De hecho, todas estas formaciones tienen a grandes rasgos las mismas referencias ideológicas. A saber: un marcado nacionalismo, el identitarismo, el nativismo, la defensa de la recuperación de la soberanía nacional o directamente el antiglobalismo, una crítica profunda al multilateralismo y, en Europa, un alto grado de euroescepticismo, la defensa de los valores conservadores, las políticas de ley y orden, la islamofobia, la xenofobia, la condena de la inmigración tachada de “invasión”, el antiprogresismo, la crítica al multiculturalismo y las sociedades abiertas, el antiintelectualismo y la toma de distancia formal de las pasadas experiencias de fascismo. Además, comparten por lo menos otras tres características: una actitud desenfadada, transgresora y desacomplejada, que les permite incluso poder presentarse como rebeldes y antisistema frente a un mundo hegemonizado supuestamente por las izquierdas; la centralidad de las guerras culturales para polarizar más a la sociedad e intentar romper los clivajes tradicionales; y un exacerbado tacticismo con el objetivo de marcar el debate público, ganar protagonismo mediático y mantener la iniciativa política, escondiendo al mismo tiempo sus fracasos o puntos débiles.

Ahora bien, existen también diferencias nada desdeñables en al menos tres asuntos: la economía, los valores y la geopolítica. En cuanto a la primera, ha sido históricamente un tema considerado secundario por parte de estas formaciones políticas, cuyas propuestas estaban más bien centradas en temas como la inmigración, la seguridad o la denuncia de la corrupción del sistema. Por lo general, han seguido las coyunturas internacionales: eran neoliberales cuando la contrarrevolución thatcheriana era hegemónica y se han vuelto, al menos retóricamente, más proteccionistas e intervencionistas en economía tras la Gran Recesión. Sin embargo, a partir de 2008-2010 tenemos un amplio abanico de posiciones que van del llamado Welfare Chauvinism o Estado del bienestar chovinista –es decir, una propuesta que defiende algunas políticas sociales, pero solo para la población nativa– a programas marcadamente neo o ultraliberales.

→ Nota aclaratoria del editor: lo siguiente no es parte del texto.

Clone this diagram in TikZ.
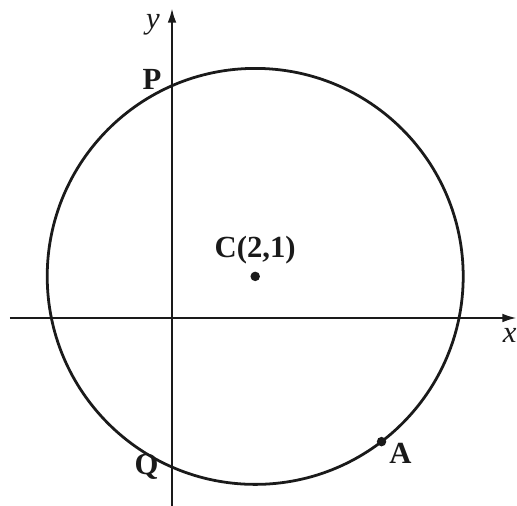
\documentclass[tikz,border=0pt]{standalone}
\usepackage{fontspec}
\setmainfont{Liberation Serif}
\usetikzlibrary{arrows.meta, positioning}
\definecolor{circLine}{HTML}{1A1A1A}
\tikzset{
  circfig/.style={
    every node/.append style={font=\fontsize{21}{24}\selectfont\bfseries, text=circLine},
    >={Latex[length=10pt, width=6pt]},
  },
  axis/.style={draw=circLine, line width=1.6pt, ->},
  circ/.style={draw=circLine, line width=1.9pt},
  ptdot/.style={circle, fill=circLine, inner sep=0pt, minimum size=6.5pt},
  axlabel/.style={font=\fontsize{21}{24}\selectfont\itshape, inner sep=1pt},
  ptlabel/.style={inner sep=2pt},
}
\begin{document}
\begin{tikzpicture}[circfig]
  \useasboundingbox (-4.135,-4.519) rectangle (8.293,7.644);
  \coordinate (Xstart) at (-3.9,0);
  \coordinate (Xend) at (8.29,0);
  \coordinate (Ystart) at (0,-4.52);
  \coordinate (Yend) at (0,7.45);
  \draw[axis] (Xstart) -- (Xend);
  \draw[axis] (Ystart) -- (Yend);
  \node[ptdot] (C) at (2,1) {};
  \draw[circ] (C) circle (5);
  \coordinate (P) at (0,5.583);
  \coordinate (Q) at (0,-3.583);
  \node[ptdot] (A) at ([shift={(-52.6:5)}]C) {};
  \node[ptlabel, above=3pt of C] (Clabel) {C(2,1)};
  \node[ptlabel, anchor=east] (Plabel) at ([xshift=-5pt,yshift=4pt]P) {P};
  \node[ptlabel, anchor=east] (Qlabel) at ([xshift=-7pt]Q) {Q};
  \node[ptlabel] (Alabel) at ([xshift=13pt,yshift=-8pt]A) {A};
  \node[axlabel, anchor=east] (ylabel) at (-0.25,7.05) {y};
  \node[axlabel, anchor=north] (xlabel) at (8.12,-0.2) {x};
\end{tikzpicture}
\end{document}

En cuanto a los valores, si bien todas estas formaciones son ultraconservadoras, hay matices entre posiciones más radicales, como las de las extremas derechas del Este y el Sur de Europa, que defienden la llamada “familia natural”, la prohibición del aborto y la eutanasia, niegan la existencia de la violencia de género y promueven duros recortes de los derechos LGTBIQ, y posiciones tímidamente más moderadas, como las de las extremas derechas del norte de Europa –esencialmente, los Países Bajos y Escandinavia–, más proclives a aceptar algunas políticas de igualdad de género y a favor del matrimonio homosexual. Por último, en cuanto a la geopolítica, encontramos partidos firme o pragmáticamente atlantistas –como los polacos de Ley y Justicia o los bálticos– y otros rusófilos –como Alternativa para Alemania, la Liga italiana o el Reagrupamiento Nacional francés–. La invasión rusa de Ucrania ha puesto en fuera de juego y obligado parcialmente a resituarse a los que miraban a Putin como a un modelo, un aliado y un posible financiador, pero es aún pronto para poder sacar conclusiones definitivas al respecto.